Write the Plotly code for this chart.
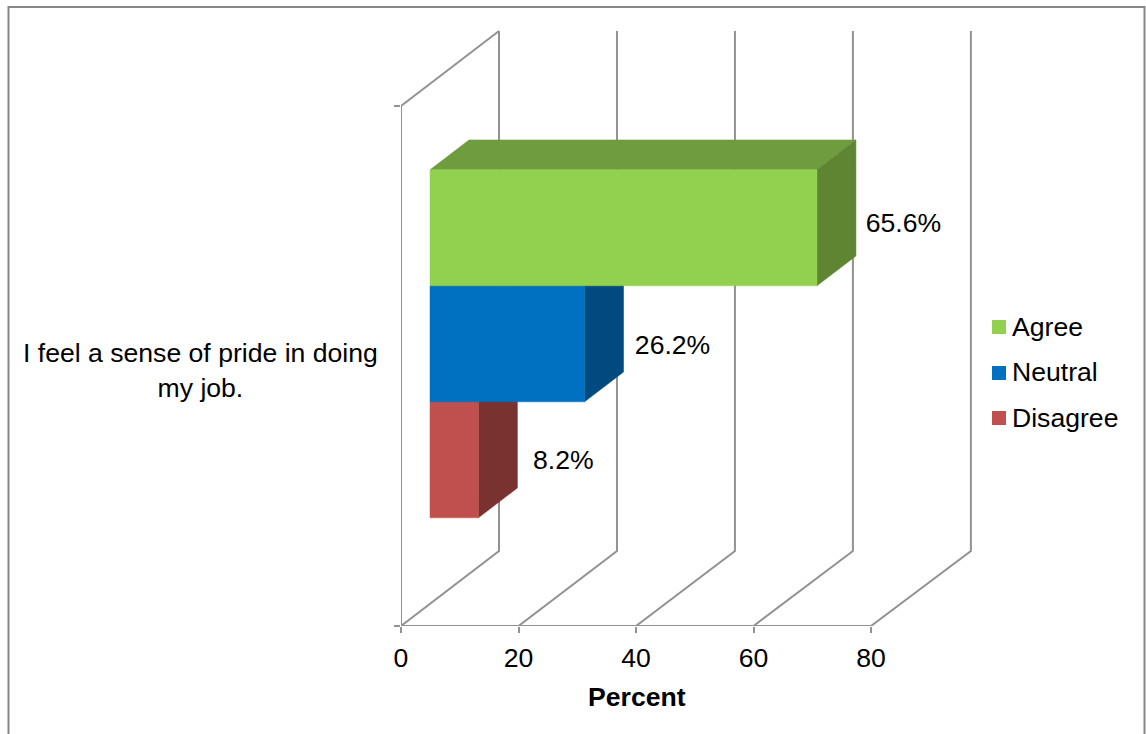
import plotly.graph_objects as go

# Survey result
QUESTION = "I feel a sense of pride in doing<br>my job."
AXIS_TITLE = "Percent"
SERIES = ["Agree", "Neutral", "Disagree"]
PERCENT = [65.6, 26.2, 8.2]
LABELS = ["65.6%", "26.2%", "8.2%"]
X_TICKS = [0, 20, 40, 60, 80]

# Face colours per series: front, top, side
FRONT = ["#92D050", "#0070C0", "#C0504D"]
TOP = ["#6F9C3E", "#005A9A", "#9A403E"]
SIDE = ["#5F8533", "#004A80", "#7A3230"]
WALL = "#929292"
TEXT = "#000000"
FONT = "Liberation Sans, Arial, sans-serif"
FONT_SIZE = 26.6

# Plot geometry: x = 0 at 401 px, x = 80 at 871 px, y = 0 at 626 px, y = 1 at 106 px
ORIGIN_X, ORIGIN_Y = 401, 626
PX_PER_X, PX_PER_Y = 470 / 80, 520
PLOT_R, PLOT_T = 1146, 20
X_MAX = (PLOT_R - ORIGIN_X) / PX_PER_X
Y_MAX = (ORIGIN_Y - PLOT_T) / PX_PER_Y

# Oblique projection of the 3D box, in axis units
SHIFT_X = 98 / PX_PER_X    # x travel from front wall to back wall
SHIFT_Y = 75 / PX_PER_Y    # y travel from front wall to back wall
STRETCH = 1.004            # planes behind the front wall are drawn slightly wider
BAR_FRONT, BAR_BACK = 0.296, 0.694
BAND = 116 / PX_PER_Y
BAND_START = (1 - 3 * BAND) / 2
LABEL_GAP_X = [47.5 / PX_PER_X, 49 / PX_PER_X, 46 / PX_PER_X]
LABEL_NUDGE_Y = [2 / PX_PER_Y, -4 / PX_PER_Y, -3 / PX_PER_Y]

# Hand-placed key, right of the box
KEY_X = (999 - ORIGIN_X) / PX_PER_X
KEY_TEXT_X = (1012 - ORIGIN_X) / PX_PER_X
KEY_Y = [(ORIGIN_Y - p) / PX_PER_Y for p in (327, 373, 418)]
KEY_TEXT_Y = [(ORIGIN_Y - p) / PX_PER_Y for p in (329, 374, 420)]


def project(x, y, depth):
    scale = STRETCH if depth > 0 else 1
    return x * scale + depth * SHIFT_X, y + depth * SHIFT_Y


def path(points):
    pairs = [project(*p) for p in points]
    return [p[0] for p in pairs], [p[1] for p in pairs]


fig = go.Figure()


def add_line(points):
    xs, ys = path(points)
    fig.add_trace(go.Scatter(x=xs, y=ys, mode="lines", showlegend=False, hoverinfo="skip",
                             line=dict(color=WALL, width=2)))


def add_face(points, colour):
    xs, ys = path(points + points[:1])
    fig.add_trace(go.Scatter(x=xs, y=ys, mode="lines", fill="toself", fillcolor=colour,
                             showlegend=False, hoverinfo="skip",
                             line=dict(color=colour, width=0.5)))


# Walls, floor grid and the value axis line
for tick in X_TICKS:
    add_line([(tick, 0, 0), (tick, 0, 1), (tick, 1, 1)])
add_line([(0, 1, 1), (0, 1, 0), (0, 0, 0), (X_TICKS[-1], 0, 0)])

# Bars, from the lowest band upward so each one overlaps the one beneath
for i in reversed(range(len(SERIES))):
    low = BAND_START + (len(SERIES) - 1 - i) * BAND
    high = low + BAND
    v = PERCENT[i]
    add_face([(0, high, BAR_FRONT), (0, high, BAR_BACK), (v, high, BAR_BACK), (v, high, BAR_FRONT)], TOP[i])
    add_face([(v, low, BAR_FRONT), (v, low, BAR_BACK), (v, high, BAR_BACK), (v, high, BAR_FRONT)], SIDE[i])
    add_face([(0, low, BAR_FRONT), (v, low, BAR_FRONT), (v, high, BAR_FRONT), (0, high, BAR_FRONT)], FRONT[i])
    lx, _ = project(v, low, BAR_BACK)
    _, ly = project(v, (low + high) / 2 + LABEL_NUDGE_Y[i], BAR_FRONT)
    fig.add_trace(go.Scatter(x=[lx + LABEL_GAP_X[i]], y=[ly], mode="text", text=[LABELS[i]],
                             textposition="middle center", showlegend=False, hoverinfo="skip",
                             textfont=dict(family=FONT, size=FONT_SIZE, color=TEXT)))

# Key entries
for name, colour, key_y, text_y in zip(SERIES, FRONT, KEY_Y, KEY_TEXT_Y):
    fig.add_trace(go.Scatter(x=[KEY_X], y=[key_y], mode="markers", name=name, showlegend=False,
                             hoverinfo="skip", marker=dict(symbol="square", size=14, color=colour)))
    fig.add_trace(go.Scatter(x=[KEY_TEXT_X], y=[text_y], mode="text", text=[name],
                             textposition="middle right", showlegend=False, hoverinfo="skip",
                             textfont=dict(family=FONT, size=FONT_SIZE, color=TEXT)))

paper_w = PLOT_R - ORIGIN_X
paper_h = ORIGIN_Y - PLOT_T
fig.update_layout(
    width=1146, height=734, autosize=False,
    margin=dict(l=ORIGIN_X, r=1146 - PLOT_R, t=PLOT_T, b=734 - ORIGIN_Y, pad=0),
    paper_bgcolor="white", plot_bgcolor="rgba(0,0,0,0)", showlegend=False,
    font=dict(family=FONT, size=FONT_SIZE, color=TEXT),
    xaxis=dict(range=[0, X_MAX], tickmode="array", tickvals=X_TICKS, showgrid=False, zeroline=False,
               showline=False, ticks="outside", ticklen=6, tickcolor=WALL, tickwidth=2,
               tickfont=dict(size=FONT_SIZE), ticklabelstandoff=2),
    yaxis=dict(range=[0, Y_MAX], tickmode="array", tickvals=[0, 1], ticktext=["", ""], showgrid=False,
               zeroline=False, showline=False, ticks="outside", ticklen=6, tickcolor=WALL, tickwidth=2),
    annotations=[
        dict(text=QUESTION, xref="paper", yref="paper", x=(200 - ORIGIN_X) / paper_w,
             y=(ORIGIN_Y - 370) / paper_h, xanchor="center", yanchor="middle", align="center",
             showarrow=False, font=dict(family=FONT, size=FONT_SIZE, color=TEXT)),
        dict(text=f"<b>{AXIS_TITLE}</b>", xref="paper", yref="paper", x=(637 - ORIGIN_X) / paper_w,
             y=(ORIGIN_Y - 697) / paper_h, xanchor="center", yanchor="middle", showarrow=False,
             font=dict(family=FONT, size=FONT_SIZE, color=TEXT)),
    ],
    shapes=[dict(type="rect", xref="paper", yref="paper", layer="below",
                 x0=(8.5 - ORIGIN_X) / paper_w, x1=(1144.5 - ORIGIN_X) / paper_w,
                 y0=(ORIGIN_Y - 745) / paper_h, y1=(ORIGIN_Y - 7) / paper_h,
                 line=dict(color="#868686", width=2), fillcolor="white")],
)

fig.write_html("out.html")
= = = =
Written exercise:
Leave the images out and output the remaining material exactly as it stands.

Full response:
Write the Plotly code for this chart.
import plotly.graph_objects as go

# Survey result
QUESTION = "I feel a sense of pride in doing<br>my job."
AXIS_TITLE = "Percent"
SERIES = ["Agree", "Neutral", "Disagree"]
PERCENT = [65.6, 26.2, 8.2]
LABELS = ["65.6%", "26.2%", "8.2%"]
X_TICKS = [0, 20, 40, 60, 80]

# Face colours per series: front, top, side
FRONT = ["#92D050", "#0070C0", "#C0504D"]
TOP = ["#6F9C3E", "#005A9A", "#9A403E"]
SIDE = ["#5F8533", "#004A80", "#7A3230"]
WALL = "#929292"
TEXT = "#000000"
FONT = "Liberation Sans, Arial, sans-serif"
FONT_SIZE = 26.6

# Plot geometry: x = 0 at 401 px, x = 80 at 871 px, y = 0 at 626 px, y = 1 at 106 px
ORIGIN_X, ORIGIN_Y = 401, 626
PX_PER_X, PX_PER_Y = 470 / 80, 520
PLOT_R, PLOT_T = 1146, 20
X_MAX = (PLOT_R - ORIGIN_X) / PX_PER_X
Y_MAX = (ORIGIN_Y - PLOT_T) / PX_PER_Y

# Oblique projection of the 3D box, in axis units
SHIFT_X = 98 / PX_PER_X    # x travel from front wall to back wall
SHIFT_Y = 75 / PX_PER_Y    # y travel from front wall to back wall
STRETCH = 1.004            # planes behind the front wall are drawn slightly wider
BAR_FRONT, BAR_BACK = 0.296, 0.694
BAND = 116 / PX_PER_Y
BAND_START = (1 - 3 * BAND) / 2
LABEL_GAP_X = [47.5 / PX_PER_X, 49 / PX_PER_X, 46 / PX_PER_X]
LABEL_NUDGE_Y = [2 / PX_PER_Y, -4 / PX_PER_Y, -3 / PX_PER_Y]

# Hand-placed key, right of the box
KEY_X = (999 - ORIGIN_X) / PX_PER_X
KEY_TEXT_X = (1012 - ORIGIN_X) / PX_PER_X
KEY_Y = [(ORIGIN_Y - p) / PX_PER_Y for p in (327, 373, 418)]
KEY_TEXT_Y = [(ORIGIN_Y - p) / PX_PER_Y for p in (329, 374, 420)]


def project(x, y, depth):
    scale = STRETCH if depth > 0 else 1
    return x * scale + depth * SHIFT_X, y + depth * SHIFT_Y


def path(points):
    pairs = [project(*p) for p in points]
    return [p[0] for p in pairs], [p[1] for p in pairs]


fig = go.Figure()


def add_line(points):
    xs, ys = path(points)
    fig.add_trace(go.Scatter(x=xs, y=ys, mode="lines", showlegend=False, hoverinfo="skip",
                             line=dict(color=WALL, width=2)))


def add_face(points, colour):
    xs, ys = path(points + points[:1])
    fig.add_trace(go.Scatter(x=xs, y=ys, mode="lines", fill="toself", fillcolor=colour,
                             showlegend=False, hoverinfo="skip",
                             line=dict(color=colour, width=0.5)))


# Walls, floor grid and the value axis line
for tick in X_TICKS:
    add_line([(tick, 0, 0), (tick, 0, 1), (tick, 1, 1)])
add_line([(0, 1, 1), (0, 1, 0), (0, 0, 0), (X_TICKS[-1], 0, 0)])

# Bars, from the lowest band upward so each one overlaps the one beneath
for i in reversed(range(len(SERIES))):
    low = BAND_START + (len(SERIES) - 1 - i) * BAND
    high = low + BAND
    v = PERCENT[i]
    add_face([(0, high, BAR_FRONT), (0, high, BAR_BACK), (v, high, BAR_BACK), (v, high, BAR_FRONT)], TOP[i])
    add_face([(v, low, BAR_FRONT), (v, low, BAR_BACK), (v, high, BAR_BACK), (v, high, BAR_FRONT)], SIDE[i])
    add_face([(0, low, BAR_FRONT), (v, low, BAR_FRONT), (v, high, BAR_FRONT), (0, high, BAR_FRONT)], FRONT[i])
    lx, _ = project(v, low, BAR_BACK)
    _, ly = project(v, (low + high) / 2 + LABEL_NUDGE_Y[i], BAR_FRONT)
    fig.add_trace(go.Scatter(x=[lx + LABEL_GAP_X[i]], y=[ly], mode="text", text=[LABELS[i]],
                             textposition="middle center", showlegend=False, hoverinfo="skip",
                             textfont=dict(family=FONT, size=FONT_SIZE, color=TEXT)))

# Key entries
for name, colour, key_y, text_y in zip(SERIES, FRONT, KEY_Y, KEY_TEXT_Y):
    fig.add_trace(go.Scatter(x=[KEY_X], y=[key_y], mode="markers", name=name, showlegend=False,
                             hoverinfo="skip", marker=dict(symbol="square", size=14, color=colour)))
    fig.add_trace(go.Scatter(x=[KEY_TEXT_X], y=[text_y], mode="text", text=[name],
                             textposition="middle right", showlegend=False, hoverinfo="skip",
                             textfont=dict(family=FONT, size=FONT_SIZE, color=TEXT)))

paper_w = PLOT_R - ORIGIN_X
paper_h = ORIGIN_Y - PLOT_T
fig.update_layout(
    width=1146, height=734, autosize=False,
    margin=dict(l=ORIGIN_X, r=1146 - PLOT_R, t=PLOT_T, b=734 - ORIGIN_Y, pad=0),
    paper_bgcolor="white", plot_bgcolor="rgba(0,0,0,0)", showlegend=False,
    font=dict(family=FONT, size=FONT_SIZE, color=TEXT),
    xaxis=dict(range=[0, X_MAX], tickmode="array", tickvals=X_TICKS, showgrid=False, zeroline=False,
               showline=False, ticks="outside", ticklen=6, tickcolor=WALL, tickwidth=2,
               tickfont=dict(size=FONT_SIZE), ticklabelstandoff=2),
    yaxis=dict(range=[0, Y_MAX], tickmode="array", tickvals=[0, 1], ticktext=["", ""], showgrid=False,
               zeroline=False, showline=False, ticks="outside", ticklen=6, tickcolor=WALL, tickwidth=2),
    annotations=[
        dict(text=QUESTION, xref="paper", yref="paper", x=(200 - ORIGIN_X) / paper_w,
             y=(ORIGIN_Y - 370) / paper_h, xanchor="center", yanchor="middle", align="center",
             showarrow=False, font=dict(family=FONT, size=FONT_SIZE, color=TEXT)),
        dict(text=f"<b>{AXIS_TITLE}</b>", xref="paper", yref="paper", x=(637 - ORIGIN_X) / paper_w,
             y=(ORIGIN_Y - 697) / paper_h, xanchor="center", yanchor="middle", showarrow=False,
             font=dict(family=FONT, size=FONT_SIZE, color=TEXT)),
    ],
    shapes=[dict(type="rect", xref="paper", yref="paper", layer="below",
                 x0=(8.5 - ORIGIN_X) / paper_w, x1=(1144.5 - ORIGIN_X) / paper_w,
                 y0=(ORIGIN_Y - 745) / paper_h, y1=(ORIGIN_Y - 7) / paper_h,
                 line=dict(color="#868686", width=2), fillcolor="white")],
)

fig.write_html("out.html")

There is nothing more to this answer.